For nearly two years, Aspinall has been teased with a Jon Jones fight that’s still not here. And Saturday, even Dana White grudgingly admitted that Jones might want to retire. And if Dana is admitting that, it means this thing is completely dead.

Worse yet for Aspinall, there were rumors last week about Francis Ngannou possibly being interested in a return to the UFC. So even if Aspinall missed out on Jones, that could’ve been a massive fight for him. Alas, White completely shot that down, so now Tom Aspinall is left with Ciryl Gane, probably. Talk about a letdown.

Martin: Saying that Mix lost the most with that performance on Saturday certainly isn’t wrong, but in reality, nobody took a bigger hit at UFC 316 than Sean O’Malley.

Once positioned to become the new face of the company with all the potential to possibly ascend to Conor McGregor levels of stardom, O’Malley has now lost back-to-back fights to Merab Dvalishvili. The bantamweight title is completely out of reach and all the ways he kept people interested outside the sport—the colorful hair, the brash trash talk, the weed, the video games, etc.—are now also gone because he gave those up to deliver a better performance and still got tapped in the third round.

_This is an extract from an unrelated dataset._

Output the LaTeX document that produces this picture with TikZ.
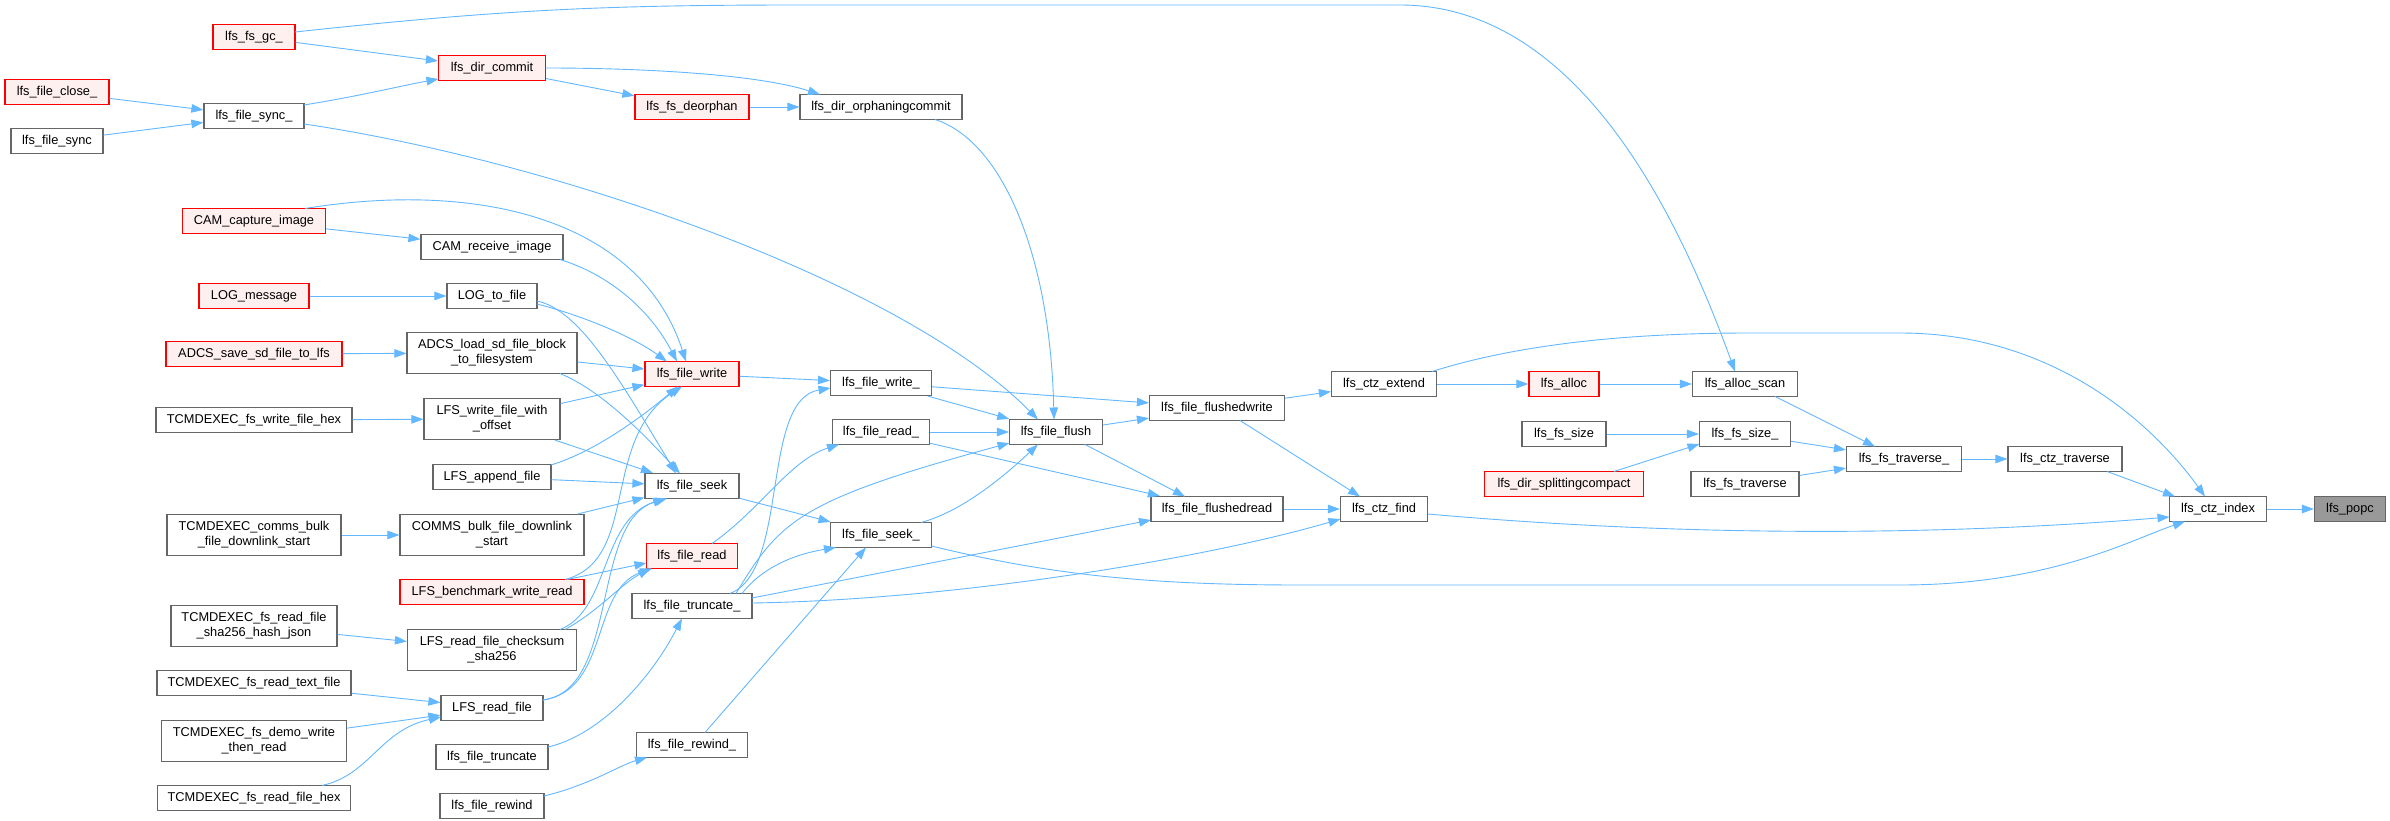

This is the danger of these kinds of rematches being booked because now O’Malley basically lives in limbo with two losses to the current champ. Unless he goes on an insane run through the division, he essentially has to wait for Merab to lose to get back into the title picture. O’Malley can still be a draw, but he doesn’t have rivals like McGregor did with Nate Diaz or Dustin Poirier to keep people interested in his fights without a title belt involved. O’Malley has some A-side energy left, but he better find a worthy B-side for his next fight or he might become one of the greatest “what ifs” in UFC history.

5. Outside of the two title fights, who stole the show at UFC 316?

Martin: The answer is Mario Bautista, and every other option is just wrong.

No one became more universally despised for doing nothing more than winning a fight than Bautista did for the egregious error of beating Jose Aldo. Call it controversial, call it a boring performance, but Bautista won. Somehow, that meant he became public enemy No. 1 overnight.

Fast forward to UFC 316, and all the attention was on Patchy Mix making his long-awaited UFC debut. He was already being posed as a potential title challenger to Dvalishvili because they were friends and trained together frequently. But unlike Aljamain Sterling, Mix had no problem setting friendship aside so he could become UFC champion. That all changed after Bautista beat the brakes off him for 15 consecutive minutes.

Outside of a couple of random strikes that did some damage, Bautista picked Mix apart, busted him up, and bloodied him while giving the former Bellator champion a rude welcome to his new home. Bautista looked fantastic, and you can stay mad about the Aldo fight, but give this man his due for a job well done on Saturday.

Lee: Waldo Cortes-Acosta, come on down, because you are realistically one good win away from fighting for the UFC heavyweight title.

This Jon Jones vs. Tom Aspinall nonsense will be resolved by the end of this year, one way or another, and at some point, we’re going to need fresh blood in the title picture. Cortes-Acosta currently owns the longest win streak in the division (read that again… yup) and likely gets a top 10 opponent next. If “Salsa Boy” can shimmy his way to a win over Sergei Pavlovich or Ciryl Gane, you better believe he’s fighting for a belt!

You’ve been warned.

Heck: I’m going with Kevin Holland, because not only did he steal the show, he stole the day, too.

It all started with this incredibly vague tweet that sent the MMA social media community, which showed its rear end so much, into an uproar.

Well this is fooked up

— Kevin Holland (@Trailblaze2top) June 7, 2025

Whether it was Holland or someone else running his social media, this was brilliant. Nearly 2 million impressions for five words that meant absolutely nothing. So many people took it to mean that his fight with Vicente Luque was off, and Holland became the biggest talking point for hours leading up to the event.

And then the bell rang, where Holland put a beating on Luque before tapping him in the second round, and then did the thing with a perfect callout of Colby Covington.

Holland has low-key had one of the best prize-fighting careers in the modern era. The man fights all the time, he’s saved the UFC on multiple occasions, and he’s made A LOT of money doing it. While fighters strive to be massive stars and fight for world titles and the glory that brings, Holland just wants to make bags of cash as often as possible, and he’s fun as hell, too. Holland’s “Trailblazer” nickname is perfect, because he’s certainly doing that, and more fighters should probably follow suit.

Meshew: All this talk about “Is Merab the GOAT?” and “Can Kayla become the GOAT by beating Amanda?” and nobody is talking about the biggest thing that happened on Saturday: a real GOAT emerged, Vitor “Shaolin” Ribeiro!

A multiple-time BJJ world champion and pioneer of MMA in the early 2000s, Shaolin is now an MMA referee, and on Saturday, he did something unheard of—he took a point from Julianna Peña! Even good MMA referees refuse to take points from fighters unless the offender is cheating so egregiously and frequently that they have no other choice (which is stupid), but not Shaolin. Peña socked Harrison with a pair of illegal upkicks, and Ribeiro jumped in there immediately and docked her the point. It was awesome. These are two championship-level fighters; they know what cheating is and not to do it, and Ribeiro did his job perfectly.

All hail Shaolin, the new GOAT referee. Long may he ref.